Design leadership is facilitative leadership. It is more about hosting honest conversation and guiding group process than it is about any specific outcomes. It sees conflict as an expected and necessary part of the work. It insists on including many views and voices in the process.

These are more reasons why leadership must be a group process.

Leadership quality: Connecting
Many studies of leadership in organizations point to “social capital” as a key. Social capital is a measure of the relationships in a community, organization, or system. In that literature, “bonding relationships” form between people with similar characteristics: age, profession, home culture, etc. Good bonding relationships are a sign of cultural health. But when these studies look at groups that repeatedly “succeed” in their goals, they see a high number of “bridging relationships” — relationships across boundaries and differences.

A quality of a good leadership process is that it seeks and builds relationship outside the boundaries of the team. It embraces dissent, makes room for diverse views, and connects people who would otherwise be creating in isolation from one another.

Leadership quality: Listening
I’ve heard Dick Costolo, the former CEO of Twitter, say he suggests new managers and executives spend 60% of their time listening. Listening and observing — paying attention — is the beginning of any design process. And it is an essential aspect of leadership.

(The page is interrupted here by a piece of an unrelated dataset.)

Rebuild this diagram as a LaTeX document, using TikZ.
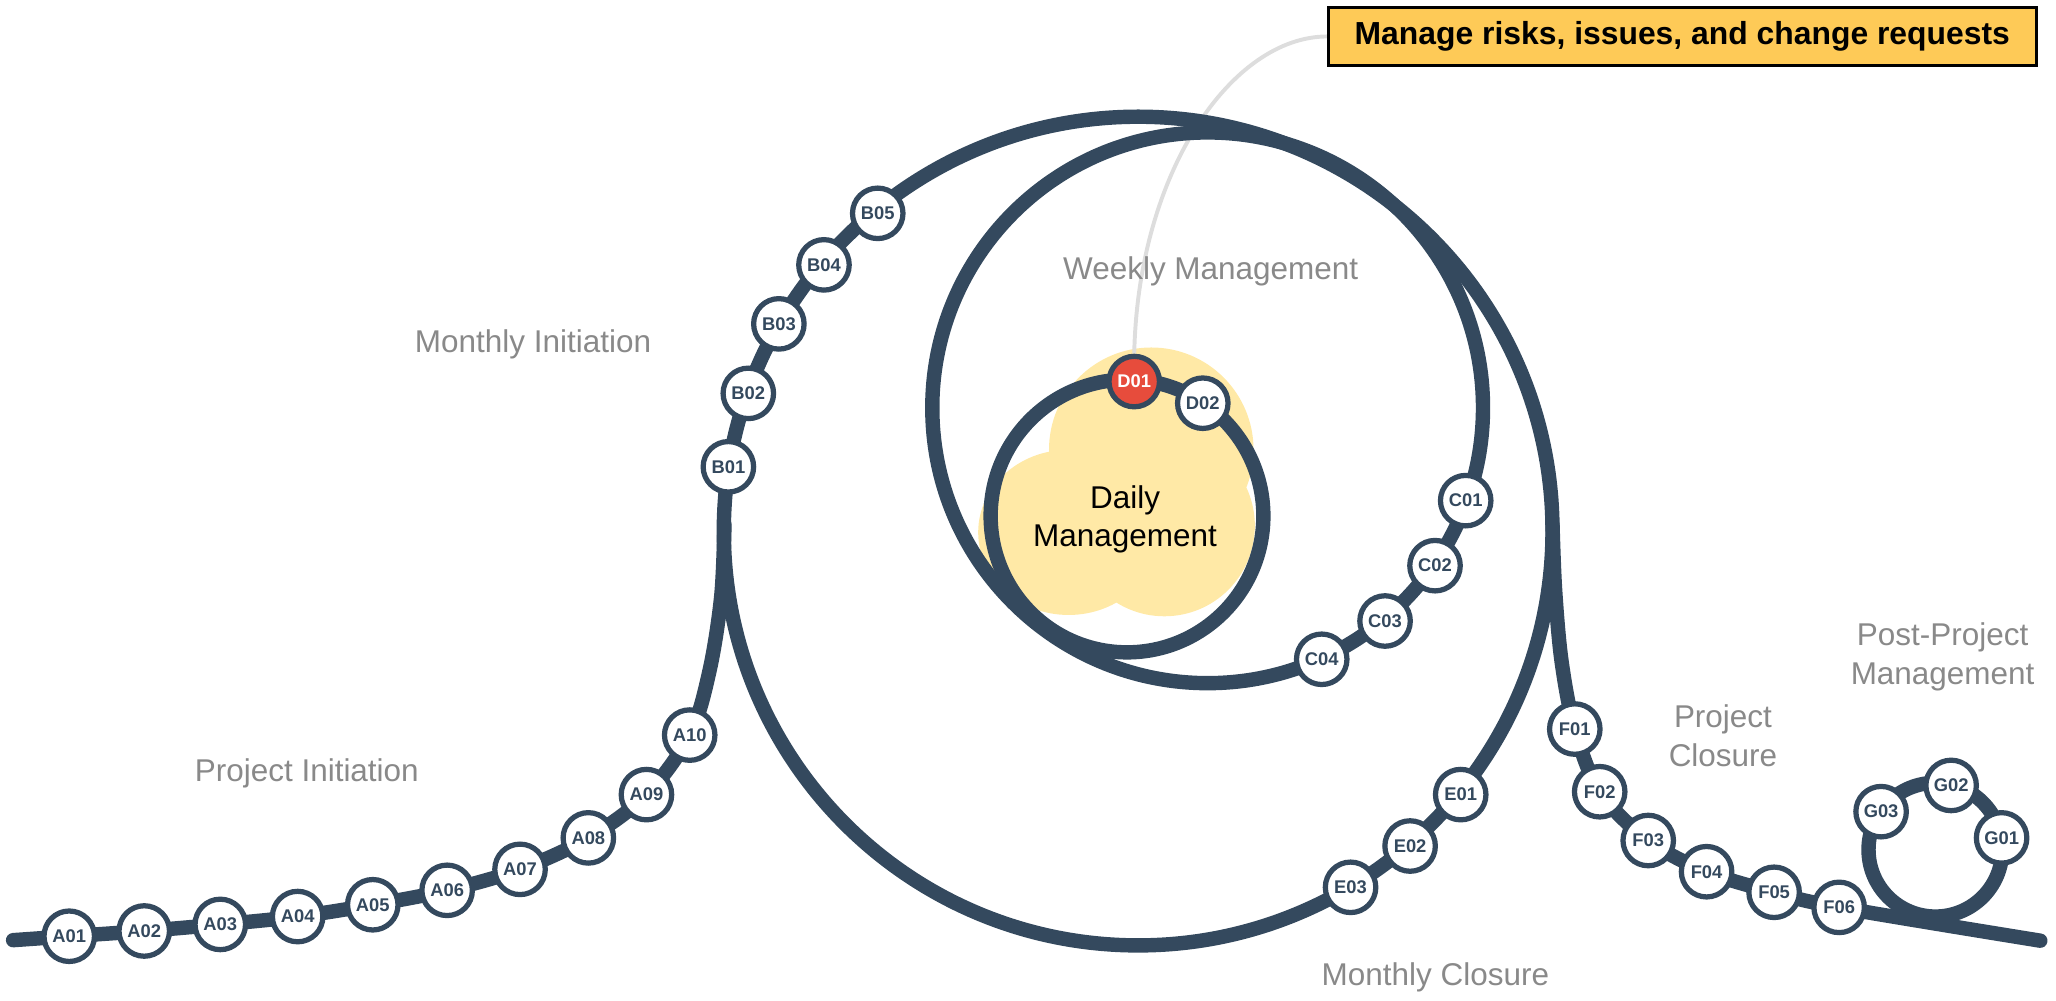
\documentclass[tikz,border=0pt]{standalone}
\usepackage{fontspec}
\setmainfont{Liberation Sans}
\definecolor{track}{RGB}{52,73,94}
\definecolor{lbl}{RGB}{137,137,137}
\definecolor{cloudc}{RGB}{255,233,166}
\definecolor{boxfill}{RGB}{254,202,87}
\definecolor{dred}{RGB}{231,76,60}
\definecolor{connc}{RGB}{221,221,221}
\pgfdeclarelayer{cloudlayer}
\pgfdeclarelayer{connlayer}
\pgfdeclarelayer{tracklayer}
\pgfsetlayers{cloudlayer,connlayer,tracklayer,main}
\begin{document}
\begin{tikzpicture}[x=1pt,y=-1pt,
  trackline/.style={draw=track, line width=11pt, line cap=round, line join=round},
  stop/.style={circle, draw=track, line width=4pt, fill=white, minimum size=38.5pt, inner sep=0pt,
    font=\fontsize{14}{15}\selectfont\bfseries, text=track},
  redstop/.style={stop, fill=dred, text=white},
  phase/.style={font=\fontsize{24}{29.6}\selectfont, text=lbl, inner sep=0pt, anchor=base},
  dailytxt/.style={font=\fontsize{24}{29.6}\selectfont, text=black, inner sep=0pt, anchor=base},
  riskbox/.style={draw=black, line width=2pt, fill=boxfill, minimum width=540pt, minimum height=44.4pt,
    inner sep=0pt, font=\fontsize{24.3}{28}\selectfont\bfseries, text=black},
  connline/.style={draw=connc, line width=3pt},
]
\useasboundingbox (0,0) rectangle (1568,763.4);

% loop centres
\coordinate (cM) at (868,405);
\coordinate (cW) at (921,311);
\coordinate (cD) at (859.5,393.5);
\coordinate (cG) at (1476,648);

% stop positions
\coordinate (pS) at (10,717);
\coordinate (pA01) at (52.8,714);
\coordinate (pA02) at (110,710);
\coordinate (pA03) at (168,705);
\coordinate (pA04) at (227,699);
\coordinate (pA05) at (284.3,690);
\coordinate (pA06) at (341,679);
\coordinate (pA07) at (396.6,663);
\coordinate (pA08) at (448.7,639);
\coordinate (pA09) at (493,606);
\coordinate (pA10) at (526,560.6);
\coordinate (pJ1) at (541,512);
\coordinate (pJ2) at (550,455);
\coordinate (pJ3) at (552.5,400);
\coordinate (pB01) at (555.5,356);
\coordinate (pB02) at (570.7,300);
\coordinate (pB03) at (594,247);
\coordinate (pB04) at (628.4,202);
\coordinate (pB05) at (669.4,162.7);
\coordinate (pC01) at (1117.8,381.8);
\coordinate (pC02) at (1094.4,431.4);
\coordinate (pC03) at (1056.3,473.6);
\coordinate (pC04) at (1008,502.8);
\coordinate (pD01) at (865,291);
\coordinate (pD02) at (917.3,307.5);
\coordinate (pE01) at (1114,606);
\coordinate (pE02) at (1075.4,645.2);
\coordinate (pE03) at (1030,676.7);
\coordinate (pR1) at (1184,400);
\coordinate (pR2) at (1186,450);
\coordinate (pR3) at (1191,505);
\coordinate (pF01) at (1201,556);
\coordinate (pF02) at (1220,603.8);
\coordinate (pF03) at (1257,641);
\coordinate (pF04) at (1301.5,664.8);
\coordinate (pF05) at (1353,680.5);
\coordinate (pF06) at (1402.6,692);
\coordinate (pEnd) at (1556,717.4);
\coordinate (pG01) at (1526.5,639);
\coordinate (pG02) at (1488,599);
\coordinate (pG03) at (1434.6,619);

% cloud behind daily loop
\begin{pgfonlayer}{cloudlayer}
\fill[cloudc] (878,343) circle[radius=78]
  (815,406) ellipse[x radius=69, y radius=63]
  (888,401) circle[radius=69];
\end{pgfonlayer}

% tracks
\begin{pgfonlayer}{tracklayer}
\draw[trackline] (cM) circle[radius=316];
\draw[trackline] (cW) circle[radius=210];
\draw[trackline] (cD) circle[radius=104];
\draw[trackline] (cG) circle[radius=51];
\draw[trackline] plot[smooth, tension=0.55] coordinates {(pS) (pA01) (pA02) (pA03) (pA04) (pA05) (pA06) (pA07) (pA08) (pA09) (pA10) (pJ1) (pJ2) (pJ3)};
\draw[trackline] plot[smooth, tension=0.55] coordinates {(pR1) (pR2) (pR3) (pF01) (pF02) (pF03) (pF04) (pF05) (pF06) (pEnd)};
\end{pgfonlayer}

% stops
\foreach \n in {A01,A02,A03,A04,A05,A06,A07,A08,A09,A10,B01,B02,B03,B04,B05,C01,C02,C03,C04,D02,E01,E02,E03,F01,F02,F03,F04,F05,F06,G01,G02,G03}
  \node[stop] (\n) at (p\n) {\n};
\node[redstop] (D01) at (pD01) {D01};

% callout box and its connector
\node[riskbox] (risk) at (1283,27.8) {Manage risks, issues, and change requests};
\begin{pgfonlayer}{connlayer}
\draw[connline] (D01.north) .. controls (868,130) and (940,28) .. (risk.west);
\end{pgfonlayer}

% phase labels
\node[phase] (lMI) at (406.5,269) {Monthly Initiation};
\node[phase] (lWM) at (923.3,213) {Weekly Management};
\node[phase] (lPI) at (234,596) {Project Initiation};
\node[phase] (lMC) at (1094.7,751.2) {Monthly Closure};
\node[phase] (lPC1) at (1314,554.7) {Project};
\node[phase] (lPC2) at (1314,584.7) {Closure};
\node[phase] (lPP1) at (1481.5,492) {Post-Project};
\node[phase] (lPP2) at (1481.5,521.7) {Management};
\node[dailytxt] (lDM1) at (858,388) {Daily};
\node[dailytxt] (lDM2) at (858,417) {Management};
\end{tikzpicture}
\end{document}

We can learn to listen without judgment, listen to understand (not merely to respond). We can learn that when someone says something difficult or challenging, or however much we disagree, they are telling us what is true for them. That is a wonderful gift for the work of leadership.

For design leadership in organizations, both internal and external listening are important.

Internal listening: listening within the organization, up and down the hierarchy of power. I’ve seen groups make a “listening agenda.” After a little training in good listening, the team went all over the organization listening to the reality of people’s lives and work. I don’t know how else to see what’s going on, and I don’t know how else to build good relationships.

External listening: this is a key aspect of design leadership. How can we increase the amount of time people spend in conversation with the people our decisions affect? How can we increase the number of people, roles and departments in our organization that have get outside to listen?

I can’t think of an activity that has more impact than good listening.

Leadership quality: Wholeheartedness —
play, wildness, patience, generosity, joy
The last quality I will mention is wholeheartedness. I don’t know how this translates into Japanese. Maybe it is something like hitotsukokoro (一つ心,
ひとつこころ)? I mean that people experience an authentic connection between the work and their personal creative joy.

Work may be difficult and long. There may be conflict. There will be times when you can’t tell what’s going on, the way forward is uncertain, and you feel inadequate for the task. When we are wholehearted, this is all part of the joy. When things are difficult, good leadership is able to be generous and kind toward the people around them, knowing “we are all in this together.” They are able to be patient, trusting the process and trusting each other to move through the long uncertain work of co-creation. They accept the wildness of life, which resists analysis and control, and which invites us to bring both our strength and our weakness into each day.

Wildness is a little scary. That’s part of leadership too. As Sonja Blignaut points out, “It’s hard to survive in the jungle if you were trained in the zoo.”

People who bring the spirit of “wholeheartedness in the jungle” to their work, and who create invitations and soil for others to do the same are great design leaders.